Over the years since MapReduce first became popular, the execution engines for distributed batch processing have matured. By now, the infrastructure has become robust enough to store and process many petabytes of data on clusters of over 10,000 machines. As the problem of physically operating batch processes at such scale has been considered more or less solved, attention has turned to other areas: improving the programming model, improving the efficiency of processing, and broadening the set of problems that these technologies can solve.

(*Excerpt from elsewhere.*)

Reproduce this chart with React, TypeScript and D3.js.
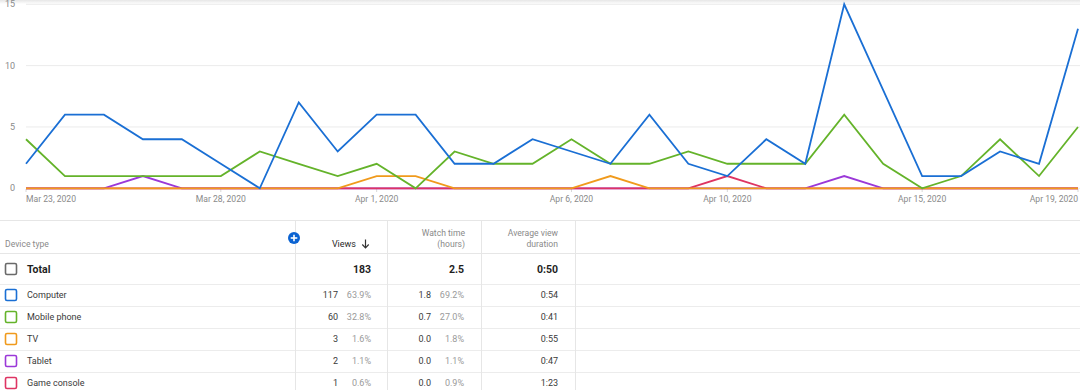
import React from "react";
import * as d3 from "d3";

const dates = [
  "2020-03-23","2020-03-24","2020-03-25","2020-03-26","2020-03-27","2020-03-28","2020-03-29",
  "2020-03-30","2020-03-31","2020-04-01","2020-04-02","2020-04-03","2020-04-04","2020-04-05",
  "2020-04-06","2020-04-07","2020-04-08","2020-04-09","2020-04-10","2020-04-11","2020-04-12",
  "2020-04-13","2020-04-14","2020-04-15","2020-04-16","2020-04-17","2020-04-18","2020-04-19",
];

const computer = [2,6,6,4,4,2,0,7,3,6,6,2,2,4,3,2,6,2,1,4,2,15,8,1,1,3,2,13];
const mobile   = [4,1,1,1,1,1,3,2,1,2,0,3,2,2,4,2,2,3,2,2,2,6,2,0,1,4,1,5];
const tv       = [0,0,0,0,0,0,0,0,0,1,1,0,0,0,0,1,0,0,0,0,0,0,0,0,0,0,0,0];
const tablet   = [0,0,0,1,0,0,0,0,0,0,0,0,0,0,0,0,0,0,0,0,0,1,0,0,0,0,0,0];
const consoleV = [0,0,0,0,0,0,0,0,0,0,0,0,0,0,0,0,0,0,1,0,0,0,0,0,0,0,0,0];

const yTicks = [0, 5, 10, 15];
const xTickDates = ["2020-03-23","2020-03-28","2020-04-01","2020-04-06","2020-04-10","2020-04-15","2020-04-19"];

const deviceNames = ["Computer", "Mobile phone", "TV", "Tablet", "Game console"];
const deviceColors = ["#1a6fd4", "#64b32a", "#f09a1c", "#9b38d8", "#de3463"];
const viewsCol = ["117", "60", "3", "2", "1"];
const viewsPct = ["63.9%", "32.8%", "1.6%", "1.1%", "0.6%"];
const watchCol = ["1.8", "0.7", "0.0", "0.0", "0.0"];
const watchPct = ["69.2%", "27.0%", "1.8%", "1.1%", "0.9%"];
const avgCol = ["0:54", "0:41", "0:55", "0:47", "1:23"];
const totals = { views: "183", watch: "2.5", avg: "0:50" };

const seriesValues = [computer, mobile, tv, tablet, consoleV];
const drawOrder = [3, 4, 2, 1, 0];

const W = 1080, H = 390;
const FONT = "Roboto, 'Noto Sans', Arial, sans-serif";

export default function App() {
  const parse = d3.timeParse("%Y-%m-%d");
  const dts = dates.map((d) => parse(d)!);
  const x = d3.scaleTime().domain([dts[0], dts[dts.length - 1]]).range([26, 1078]);
  const y = d3.scaleLinear().domain([0, 15]).range([188.3, 4.3]);
  const fmt = d3.timeFormat("%b %-d, %Y");

  const line = d3
    .line<number>()
    .x((_, i) => x(dts[i]))
    .y((v) => y(v));

  const rowCenters = [295, 317, 339, 361, 383];
  const rowLines = [284, 306, 328, 350, 372];
  const colDividers = [295.5, 387.5, 481.5, 575.5];

  const checkbox = (cy: number, color: string, key: string) => (
    <rect key={key} x={5.5} y={cy - 5.5} width={11} height={11} rx={1.5}
      fill="#fff" stroke={color} strokeWidth={1.6} />
  );

  return (
    <svg width={W} height={H} style={{ position: "absolute", left: 0, top: 0, display: "block", background: "#fff" }}
      fontFamily={FONT}>
      <defs>
        <linearGradient id="topShade" x1="0" y1="0" x2="0" y2="1">
          <stop offset="0" stopColor="#e6e6e6" />
          <stop offset="1" stopColor="#ffffff" />
        </linearGradient>
      </defs>
      <rect x={0} y={0} width={W} height={4} fill="url(#topShade)" />

      {/* gridlines */}
      {yTicks.map((t) => (
        <line key={"g" + t} x1={26} x2={W} y1={y(t)} y2={y(t)} stroke="#ebebeb" strokeWidth={1} />
      ))}
      {yTicks.map((t) => (
        <text key={"yl" + t} x={15} y={y(t)} dy="0.35em" textAnchor="end" fontSize={9} fill="#8a8a8a">
          {t}
        </text>
      ))}

      {/* x ticks */}
      {xTickDates.map((s, i) => {
        const d = parse(s)!;
        const xx = x(d);
        const anchor = i === 0 ? "start" : i === xTickDates.length - 1 ? "end" : "middle";
        return (
          <g key={"xt" + s}>
            <line x1={xx} x2={xx} y1={189} y2={192} stroke="#d8d8d8" />
            <text x={xx} y={199} dy="0.35em" textAnchor={anchor} fontSize={8.6} fill="#8a8a8a">
              {fmt(d)}
            </text>
          </g>
        );
      })}

      {/* lines */}
      {drawOrder.map((si) => (
        <path key={"s" + si} d={line(seriesValues[si]) || ""} fill="none"
          stroke={deviceColors[si]} strokeWidth={1.8} strokeLinejoin="miter" />
      ))}

      {/* table */}
      <line x1={0} x2={W} y1={220.5} y2={220.5} stroke="#e6e6e6" />
      <line x1={0} x2={W} y1={253.5} y2={253.5} stroke="#e6e6e6" />
      {rowLines.map((ly) => (
        <line key={"rl" + ly} x1={0} x2={W} y1={ly + 0.5} y2={ly + 0.5} stroke="#ececec" />
      ))}
      {colDividers.map((cx) => (
        <line key={"cd" + cx} x1={cx} x2={cx} y1={221} y2={H} stroke="#e6e6e6" />
      ))}

      <text x={5} y={244} dy="0.35em" fontSize={8.6} fill="#8a8a8a">Device type</text>

      <circle cx={294} cy={238} r={6} fill="#0b63d2" />
      <line x1={290.7} x2={297.3} y1={238} y2={238} stroke="#fff" strokeWidth={1.6} />
      <line x1={294} x2={294} y1={234.7} y2={241.3} stroke="#fff" strokeWidth={1.6} />

      <text x={356} y={244} dy="0.35em" textAnchor="end" fontSize={9} fill="#2a2a2a">Views</text>
      <line x1={365.5} x2={365.5} y1={239.5} y2={247.5} stroke="#333" strokeWidth={1.2} />
      <path d="M362.3,244.5 L365.5,247.8 L368.7,244.5" fill="none" stroke="#333" strokeWidth={1.2} />

      <text x={465} y={233} dy="0.35em" textAnchor="end" fontSize={8.6} fill="#8a8a8a">Watch time</text>
      <text x={465} y={244} dy="0.35em" textAnchor="end" fontSize={8.6} fill="#8a8a8a">(hours)</text>
      <text x={558} y={233} dy="0.35em" textAnchor="end" fontSize={8.6} fill="#8a8a8a">Average view</text>
      <text x={558} y={244} dy="0.35em" textAnchor="end" fontSize={8.6} fill="#8a8a8a">duration</text>

      {/* Total row */}
      {checkbox(269, "#6a6a6a", "cbt")}
      <text x={27} y={269} dy="0.35em" fontSize={10.5} fontWeight={700} fill="#1f1f1f">Total</text>
      <text x={371} y={269} dy="0.35em" textAnchor="end" fontSize={10.5} fontWeight={700} fill="#1f1f1f">{totals.views}</text>
      <text x={464} y={269} dy="0.35em" textAnchor="end" fontSize={10.5} fontWeight={700} fill="#1f1f1f">{totals.watch}</text>
      <text x={558} y={269} dy="0.35em" textAnchor="end" fontSize={10.5} fontWeight={700} fill="#1f1f1f">{totals.avg}</text>

      {deviceNames.map((name, i) => {
        const cy = rowCenters[i];
        return (
          <g key={"row" + name}>
            {checkbox(cy, deviceColors[i], "cb" + i)}
            <text x={27} y={cy} dy="0.35em" fontSize={9} fill="#3a3a3a">{name}</text>
            <text x={338} y={cy} dy="0.35em" textAnchor="end" fontSize={9} fill="#3a3a3a">{viewsCol[i]}</text>
            <text x={371} y={cy} dy="0.35em" textAnchor="end" fontSize={9} fill="#9a9a9a">{viewsPct[i]}</text>
            <text x={431} y={cy} dy="0.35em" textAnchor="end" fontSize={9} fill="#3a3a3a">{watchCol[i]}</text>
            <text x={464} y={cy} dy="0.35em" textAnchor="end" fontSize={9} fill="#9a9a9a">{watchPct[i]}</text>
            <text x={558} y={cy} dy="0.35em" textAnchor="end" fontSize={9} fill="#3a3a3a">{avgCol[i]}</text>
          </g>
        );
      })}
    </svg>
  );
}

As discussed previously, higher-level languages and APIs such as Hive, Pig, Cascading, and Crunch became popular because programming MapReduce jobs by hand is quite laborious. As Tez emerged, these high-level languages had the additional benefit of being able to move to the new dataflow execution engine without the need to rewrite job code. Spark and Flink also include their own high-level dataflow APIs, often taking inspiration from FlumeJava [34].

These dataflow APIs generally use relational-style building blocks to express a computation: joining datasets on the value of some field; grouping tuples by key; filtering by some condition; and aggregating tuples by counting, summing, or other functions. Internally, these operations are implemented using the various join and grouping algorithms that we discussed earlier in this chapter.

Besides the obvious advantage of requiring less code, these high-level interfaces also allow interactive use, in which you write analysis code incrementally in a shell and run it frequently to observe what it is doing. This style of development is very helpful when exploring a dataset and experimenting with approaches for processing it. It is also reminiscent of the Unix philosophy, which we discussed in “The Unix Philosophy” on page 394.

Moreover, these high-level interfaces not only make the humans using the system more productive, but they also improve the job execution efficiency at a machine level.